Oceana Says Looming Government Shutdown Puts Our Oceans at Risk
Extreme funding cuts and other destructive proposals threaten critical safeguards for our oceans and marine life
Press Release Date: September 28, 2023
Location: Washington
Contact:
Megan Jordan | email: mjordan@oceana.org | tel: 202.868.4061
In response to the looming government shutdown, Oceana’s Vice President for the United States, Beth Lowell, issued the following statement:
“Congress needs to do its job and pass a budget that keeps critical protections for our oceans in place. Each day of the government shutdown means existing programs that keep our oceans healthy disappear. It also means delays to upcoming protections like NOAA’s updated Vessel Speed Rule to protect critically endangered North Atlantic right whales from deadly boat strikes. Extreme members in the House of Representatives are proposing drastic budget cuts that would eviscerate essential protections for our oceans. We can’t continue to put critical safeguards for our oceans on the line because of political showboating and finger-pointing. The United States depends on healthy, abundant oceans. We cannot afford to let our oceans be a lost chess piece in the game of politics — there’s too much at stake. Congress must prevent irreversible damage to our oceans by passing a budget to get existing programs back online, while also avoiding harmful proposals and draconian funding cuts to needed protections for our oceans and for those who rely on them.”
Oceana says the following programs are examples of what could be impacted by the shutdown:
Safe and Legal Seafood Imports
- Food safety inspections of imported seafood may cease or become more infrequent.
- Audits of imported seafood deemed to be at higher risk of coming from illegal, unreported, and unregulated (IUU) sources are likely to be put on hold.
Offshore Drilling
- Proposals are being considered to drastically cut a range of federal government programs to combat illegal fishing and forced labor in global seafood supply chains.
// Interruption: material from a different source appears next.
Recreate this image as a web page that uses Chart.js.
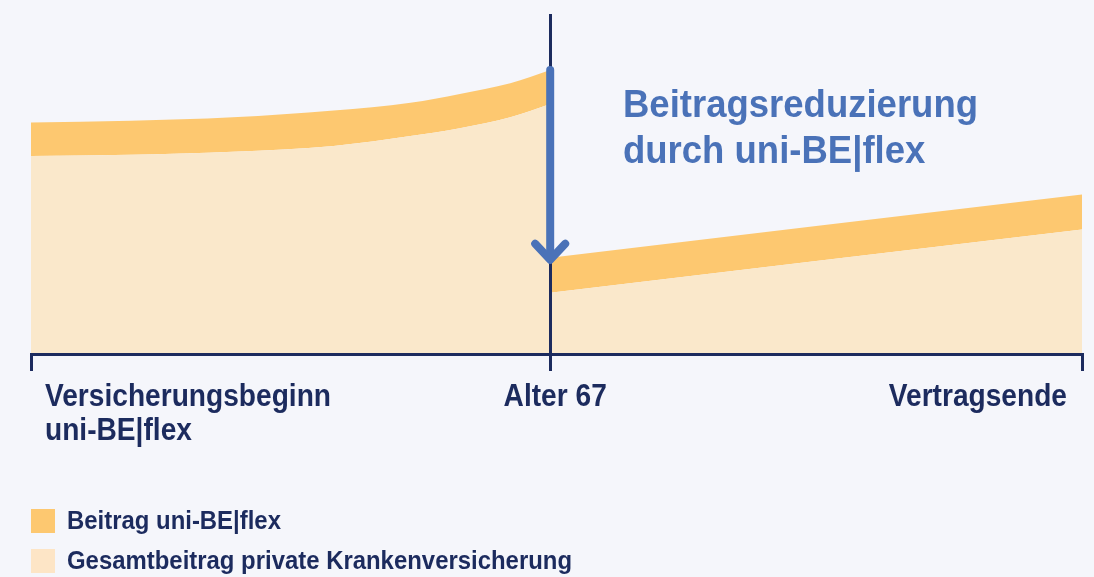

- Safety inspections and enforcement to prevent accidents on and spills from offshore oil and gas drilling rigs and pipelines could be put on hold.
- The federal government’s ability to respond to an accident or oil spill offshore may be severely curtailed, increasing the extent of harm to oil industry workers, ocean and coastal ecosystems, and coastal economies including fishing, recreation, and tourism.
Responsible Fishing
- Important work to assess and manage America’s fisheries, protect habitats, reduce bycatch, and rebuild fisheries may be halted, delaying needed management for the nearly 500 federal fisheries around the country that contribute tens of billions to the economy each year.
- Efforts to minimize and respond to deadly whale entanglements on both the Atlantic and Pacific coasts could stop, including important work to support innovative on-demand or ropeless fishing gears.
Marine Wildlife
- Federal teams that develop safeguards for sea turtles, whales, dolphins, and seals could be prohibited from doing their jobs. This may delay rescue teams and the experts charged with managing these important species.
While shutting down the federal government could have many harmful impacts on the ocean and coastal communities, the draconian funding cuts to environmental programs and harmful policy “riders” being proposed by extreme members in the House of Representatives would be vastly more devastating. For example:
- Consistent funding is essential to supporting cutting-edge science, research, and regulations related to our fisheries and marine species, and proposed cuts would cripple programs that are vital to managing species on the brink of extinction such as the North Atlantic right whale, a number of vulnerable shark species, and more.
- House legislation includes a policy provision that would prohibit NOAA from issuing direly needed protections for North Atlantic right whales from ship strikes and more. The bill also would block NOAA from studying the impacts of climate change on our nation’s fisheries.
- NOAA’s funding for programs that protect marine endangered species would be slashed by 43%.